-------- PROVIDED DATA

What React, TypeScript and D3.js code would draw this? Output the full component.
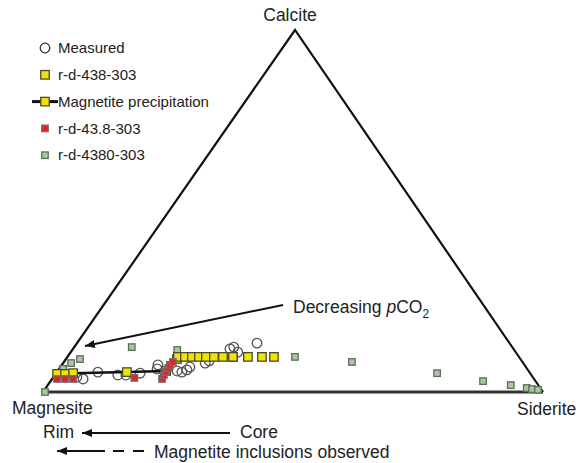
import * as d3 from 'd3';

// ternary values in percent: siderite, calcite (magnesite = rest)
const measuredSid = [4.7, 6.2, 8.2, 12.6, 14.2, 16.8, 19.2, 19.6, 23.9, 25.0, 25.7, 25.9, 28.4, 28.9, 31.4, 31.9, 33.4, 36.0];
const measuredCal = [4.1, 3.6, 5.5, 4.7, 4.7, 5.2, 7.5, 6.4, 5.8, 5.5, 6.1, 6.9, 8.0, 8.6, 11.9, 12.4, 11.0, 13.5];

const run438Sid = [22.1, 23.5, 24.9, 26.3, 27.7, 29.3, 31.1, 33.1, 36.1, 38.9, 41.3];
const run438Cal = [9.7, 9.7, 9.7, 9.7, 9.7, 9.7, 9.7, 9.7, 9.7, 9.7, 9.7];

const magnetiteSid = [0.3, 1.9, 3.4, 14.0, 21.7, 22.2, 33.1];
const magnetiteCal = [5.0, 5.0, 5.2, 5.5, 5.8, 9.1, 9.7];

const run43Sid = [1.0, 2.6, 4.2, 16.3, 22.0, 21.8, 21.8, 21.7, 21.6, 21.8];
const run43Cal = [3.6, 3.6, 3.6, 3.9, 3.6, 4.7, 5.5, 6.6, 7.5, 8.3];

const run4380Sid = [0.4, 0.8, 1.6, 2.8, 11.5, 21.0, 45.5, 57.6, 76.2, 86.5, 92.6, 96.2, 97.4, 98.7];
const run4380Cal = [0, 6.4, 8.0, 9.1, 12.4, 11.6, 9.7, 8.3, 5.2, 3.0, 1.9, 1.1, 0.8, 0.6];

const legendLabels = ['Measured', 'r-d-438-303', 'Magnetite precipitation', 'r-d-43.8-303', 'r-d-4380-303'];

const W = 579;
const H = 463;
const APEX_U = 0.504; // horizontal position of the calcite apex along the base
const FONT = "'Liberation Sans', Arial, Helvetica, sans-serif";

const xScale = d3.scaleLinear().domain([0, 1]).range([43, 543]);
const yScale = d3.scaleLinear().domain([0, 1]).range([392, 30]);

const project = (sid: number, cal: number): [number, number] => {
  const s = sid / 100;
  const c = cal / 100;
  return [xScale(s + c * APEX_U), yScale(c)];
};

const pts = (sid: number[], cal: number[]) => sid.map((v, i) => project(v, cal[i]));

const YELLOW = '#f0e400';
const RED = '#e0232b';
const GREEN = '#a8c8a2';

function Square({ x, y, size, fill, stroke }: { x: number; y: number; size: number; fill: string; stroke: string }) {
  return <rect x={x - size / 2} y={y - size / 2} width={size} height={size} fill={fill} stroke={stroke} strokeWidth={1.3} />;
}

export default function App() {
  const apex = project(0, 100);
  const magn = project(0, 0);
  const sidr = project(100, 0);
  const line = d3.line();
  const magnetitePts = pts(magnetiteSid, magnetiteCal);

  const legendY = legendLabels.map((_, i) => 48 + i * 26.8);

  return (
    <svg width={W} height={H} style={{ position: 'absolute', left: 0, top: 0, background: '#fff' }} fontFamily={FONT}>
      <defs>
        <marker id="ah" viewBox="0 0 10 8" refX="10" refY="4" markerWidth="10" markerHeight="8" markerUnits="userSpaceOnUse" orient="auto">
          <path d="M0,0 L10,4 L0,8 Z" fill="#111" />
        </marker>
      </defs>

      {/* triangle */}
      <path d={line([magn, apex, sidr]) || ''} fill="none" stroke="#111" strokeWidth={2.2} />
      <line x1={magn[0]} y1={magn[1]} x2={sidr[0]} y2={sidr[1]} stroke="#333" strokeWidth={3} />

      {/* measured */}
      {pts(measuredSid, measuredCal).map(([x, y], i) => (
        <circle key={'m' + i} cx={x} cy={y} r={4.8} fill="none" stroke="#555" strokeWidth={1.3} />
      ))}

      {/* r-d-4380-303 */}
      {pts(run4380Sid, run4380Cal).map(([x, y], i) => (
        <Square key={'g' + i} x={x} y={y} size={6.5} fill={GREEN} stroke="#5f6b5c" />
      ))}

      {/* magnetite precipitation */}
      <path d={line(magnetitePts) || ''} fill="none" stroke="#111" strokeWidth={2.5} />
      {magnetitePts.map(([x, y], i) => (
        <Square key={'mp' + i} x={x} y={y} size={8.5} fill={YELLOW} stroke="#4a4a30" />
      ))}

      {/* r-d-438-303 */}
      {pts(run438Sid, run438Cal).map(([x, y], i) => (
        <Square key={'y' + i} x={x} y={y} size={8.5} fill={YELLOW} stroke="#4a4a30" />
      ))}

      {/* r-d-43.8-303 */}
      {pts(run43Sid, run43Cal).map(([x, y], i) => (
        <Square key={'r' + i} x={x} y={y} size={6.5} fill={RED} stroke="#7a6a6a" />
      ))}

      {/* vertex labels */}
      <text x={290} y={21} textAnchor="middle" fontSize={17.5} fill="#222">Calcite</text>
      <text x={12} y={414} fontSize={17.5} fill="#222">Magnesite</text>
      <text x={517} y={415} fontSize={17.5} fill="#222">Siderite</text>

      {/* pCO2 annotation */}
      <line x1={283} y1={305} x2={85} y2={346} stroke="#111" strokeWidth={2} markerEnd="url(#ah)" />
      <text x={293} y={313} fontSize={17.5} fill="#222">
        Decreasing <tspan fontStyle="italic">p</tspan>CO<tspan fontSize={12} dy={5}>2</tspan>
      </text>

      {/* rim / core */}
      <text x={43} y={438} fontSize={17.5} fill="#222">Rim</text>
      <line x1={230} y1={433} x2={82} y2={433} stroke="#111" strokeWidth={1.8} markerEnd="url(#ah)" />
      <text x={240} y={438} fontSize={17.5} fill="#222">Core</text>
      <line x1={105} y1={451} x2={57} y2={451} stroke="#111" strokeWidth={1.8} markerEnd="url(#ah)" />
      <line x1={113} y1={451} x2={144} y2={451} stroke="#111" strokeWidth={1.8} strokeDasharray="11 9" />
      <text x={154} y={458} fontSize={17.5} fill="#222">Magnetite inclusions observed</text>

      {/* legend */}
      <g fontSize={15} fill="#222">
        <circle cx={45} cy={legendY[0]} r={4.8} fill="#fff" stroke="#333" strokeWidth={1.3} />
        <Square x={45} y={legendY[1]} size={8.5} fill={YELLOW} stroke="#4a4a30" />
        <line x1={32} y1={legendY[2]} x2={58} y2={legendY[2]} stroke="#111" strokeWidth={3} />
        <Square x={45} y={legendY[2]} size={8.5} fill={YELLOW} stroke="#4a4a30" />
        <Square x={45} y={legendY[3]} size={6.5} fill={RED} stroke="#7a6a6a" />
        <Square x={45} y={legendY[4]} size={6.5} fill={GREEN} stroke="#5f6b5c" />
        {legendLabels.map((t, i) => (
          <text key={t} x={58} y={legendY[i]} dy="0.35em">{t}</text>
        ))}
      </g>
    </svg>
  );
}
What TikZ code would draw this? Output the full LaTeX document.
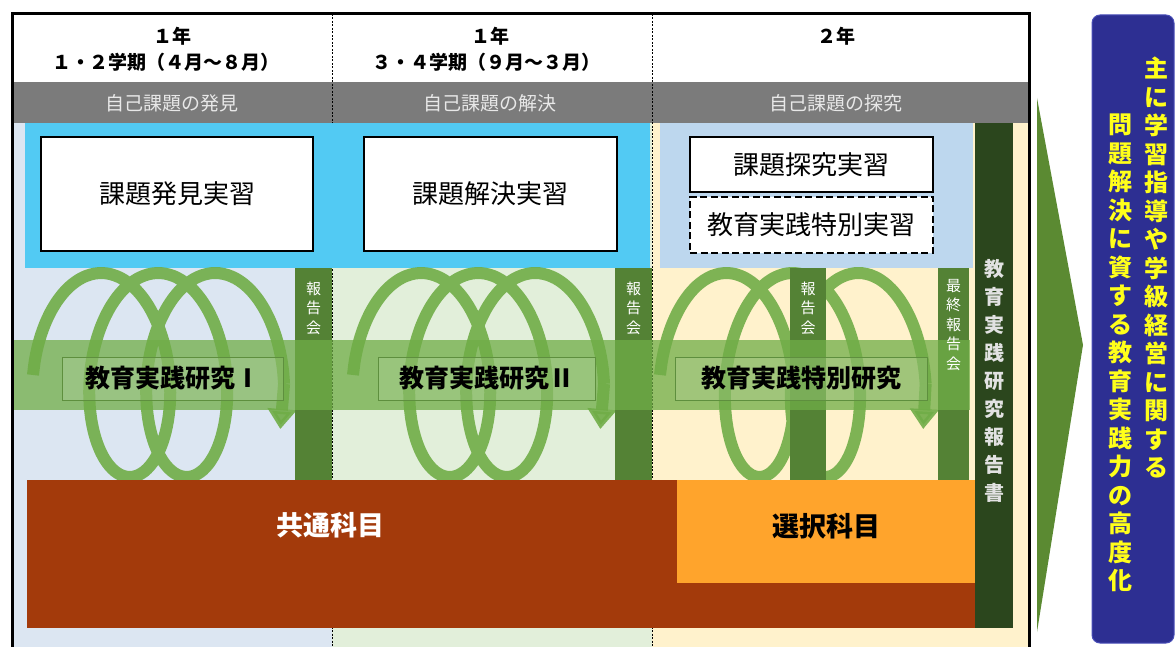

----------------

**WRITTEN INSTRUCTION**. Copy each line above precisely, dropping the pictures.

**RESULT OF THE EXERCISE**.
What React, TypeScript and D3.js code would draw this? Output the full component.
import * as d3 from 'd3';

// ternary values in percent: siderite, calcite (magnesite = rest)
const measuredSid = [4.7, 6.2, 8.2, 12.6, 14.2, 16.8, 19.2, 19.6, 23.9, 25.0, 25.7, 25.9, 28.4, 28.9, 31.4, 31.9, 33.4, 36.0];
const measuredCal = [4.1, 3.6, 5.5, 4.7, 4.7, 5.2, 7.5, 6.4, 5.8, 5.5, 6.1, 6.9, 8.0, 8.6, 11.9, 12.4, 11.0, 13.5];

const run438Sid = [22.1, 23.5, 24.9, 26.3, 27.7, 29.3, 31.1, 33.1, 36.1, 38.9, 41.3];
const run438Cal = [9.7, 9.7, 9.7, 9.7, 9.7, 9.7, 9.7, 9.7, 9.7, 9.7, 9.7];

const magnetiteSid = [0.3, 1.9, 3.4, 14.0, 21.7, 22.2, 33.1];
const magnetiteCal = [5.0, 5.0, 5.2, 5.5, 5.8, 9.1, 9.7];

const run43Sid = [1.0, 2.6, 4.2, 16.3, 22.0, 21.8, 21.8, 21.7, 21.6, 21.8];
const run43Cal = [3.6, 3.6, 3.6, 3.9, 3.6, 4.7, 5.5, 6.6, 7.5, 8.3];

const run4380Sid = [0.4, 0.8, 1.6, 2.8, 11.5, 21.0, 45.5, 57.6, 76.2, 86.5, 92.6, 96.2, 97.4, 98.7];
const run4380Cal = [0, 6.4, 8.0, 9.1, 12.4, 11.6, 9.7, 8.3, 5.2, 3.0, 1.9, 1.1, 0.8, 0.6];

const legendLabels = ['Measured', 'r-d-438-303', 'Magnetite precipitation', 'r-d-43.8-303', 'r-d-4380-303'];

const W = 579;
const H = 463;
const APEX_U = 0.504; // horizontal position of the calcite apex along the base
const FONT = "'Liberation Sans', Arial, Helvetica, sans-serif";

const xScale = d3.scaleLinear().domain([0, 1]).range([43, 543]);
const yScale = d3.scaleLinear().domain([0, 1]).range([392, 30]);

const project = (sid: number, cal: number): [number, number] => {
  const s = sid / 100;
  const c = cal / 100;
  return [xScale(s + c * APEX_U), yScale(c)];
};

const pts = (sid: number[], cal: number[]) => sid.map((v, i) => project(v, cal[i]));

const YELLOW = '#f0e400';
const RED = '#e0232b';
const GREEN = '#a8c8a2';

function Square({ x, y, size, fill, stroke }: { x: number; y: number; size: number; fill: string; stroke: string }) {
  return <rect x={x - size / 2} y={y - size / 2} width={size} height={size} fill={fill} stroke={stroke} strokeWidth={1.3} />;
}

export default function App() {
  const apex = project(0, 100);
  const magn = project(0, 0);
  const sidr = project(100, 0);
  const line = d3.line();
  const magnetitePts = pts(magnetiteSid, magnetiteCal);

  const legendY = legendLabels.map((_, i) => 48 + i * 26.8);

  return (
    <svg width={W} height={H} style={{ position: 'absolute', left: 0, top: 0, background: '#fff' }} fontFamily={FONT}>
      <defs>
        <marker id="ah" viewBox="0 0 10 8" refX="10" refY="4" markerWidth="10" markerHeight="8" markerUnits="userSpaceOnUse" orient="auto">
          <path d="M0,0 L10,4 L0,8 Z" fill="#111" />
        </marker>
      </defs>

      {/* triangle */}
      <path d={line([magn, apex, sidr]) || ''} fill="none" stroke="#111" strokeWidth={2.2} />
      <line x1={magn[0]} y1={magn[1]} x2={sidr[0]} y2={sidr[1]} stroke="#333" strokeWidth={3} />

      {/* measured */}
      {pts(measuredSid, measuredCal).map(([x, y], i) => (
        <circle key={'m' + i} cx={x} cy={y} r={4.8} fill="none" stroke="#555" strokeWidth={1.3} />
      ))}

      {/* r-d-4380-303 */}
      {pts(run4380Sid, run4380Cal).map(([x, y], i) => (
        <Square key={'g' + i} x={x} y={y} size={6.5} fill={GREEN} stroke="#5f6b5c" />
      ))}

      {/* magnetite precipitation */}
      <path d={line(magnetitePts) || ''} fill="none" stroke="#111" strokeWidth={2.5} />
      {magnetitePts.map(([x, y], i) => (
        <Square key={'mp' + i} x={x} y={y} size={8.5} fill={YELLOW} stroke="#4a4a30" />
      ))}

      {/* r-d-438-303 */}
      {pts(run438Sid, run438Cal).map(([x, y], i) => (
        <Square key={'y' + i} x={x} y={y} size={8.5} fill={YELLOW} stroke="#4a4a30" />
      ))}

      {/* r-d-43.8-303 */}
      {pts(run43Sid, run43Cal).map(([x, y], i) => (
        <Square key={'r' + i} x={x} y={y} size={6.5} fill={RED} stroke="#7a6a6a" />
      ))}

      {/* vertex labels */}
      <text x={290} y={21} textAnchor="middle" fontSize={17.5} fill="#222">Calcite</text>
      <text x={12} y={414} fontSize={17.5} fill="#222">Magnesite</text>
      <text x={517} y={415} fontSize={17.5} fill="#222">Siderite</text>

      {/* pCO2 annotation */}
      <line x1={283} y1={305} x2={85} y2={346} stroke="#111" strokeWidth={2} markerEnd="url(#ah)" />
      <text x={293} y={313} fontSize={17.5} fill="#222">
        Decreasing <tspan fontStyle="italic">p</tspan>CO<tspan fontSize={12} dy={5}>2</tspan>
      </text>

      {/* rim / core */}
      <text x={43} y={438} fontSize={17.5} fill="#222">Rim</text>
      <line x1={230} y1={433} x2={82} y2={433} stroke="#111" strokeWidth={1.8} markerEnd="url(#ah)" />
      <text x={240} y={438} fontSize={17.5} fill="#222">Core</text>
      <line x1={105} y1={451} x2={57} y2={451} stroke="#111" strokeWidth={1.8} markerEnd="url(#ah)" />
      <line x1={113} y1={451} x2={144} y2={451} stroke="#111" strokeWidth={1.8} strokeDasharray="11 9" />
      <text x={154} y={458} fontSize={17.5} fill="#222">Magnetite inclusions observed</text>

      {/* legend */}
      <g fontSize={15} fill="#222">
        <circle cx={45} cy={legendY[0]} r={4.8} fill="#fff" stroke="#333" strokeWidth={1.3} />
        <Square x={45} y={legendY[1]} size={8.5} fill={YELLOW} stroke="#4a4a30" />
        <line x1={32} y1={legendY[2]} x2={58} y2={legendY[2]} stroke="#111" strokeWidth={3} />
        <Square x={45} y={legendY[2]} size={8.5} fill={YELLOW} stroke="#4a4a30" />
        <Square x={45} y={legendY[3]} size={6.5} fill={RED} stroke="#7a6a6a" />
        <Square x={45} y={legendY[4]} size={6.5} fill={GREEN} stroke="#5f6b5c" />
        {legendLabels.map((t, i) => (
          <text key={t} x={58} y={legendY[i]} dy="0.35em">{t}</text>
        ))}
      </g>
    </svg>
  );
}
What TikZ code would draw this? Output the full LaTeX document.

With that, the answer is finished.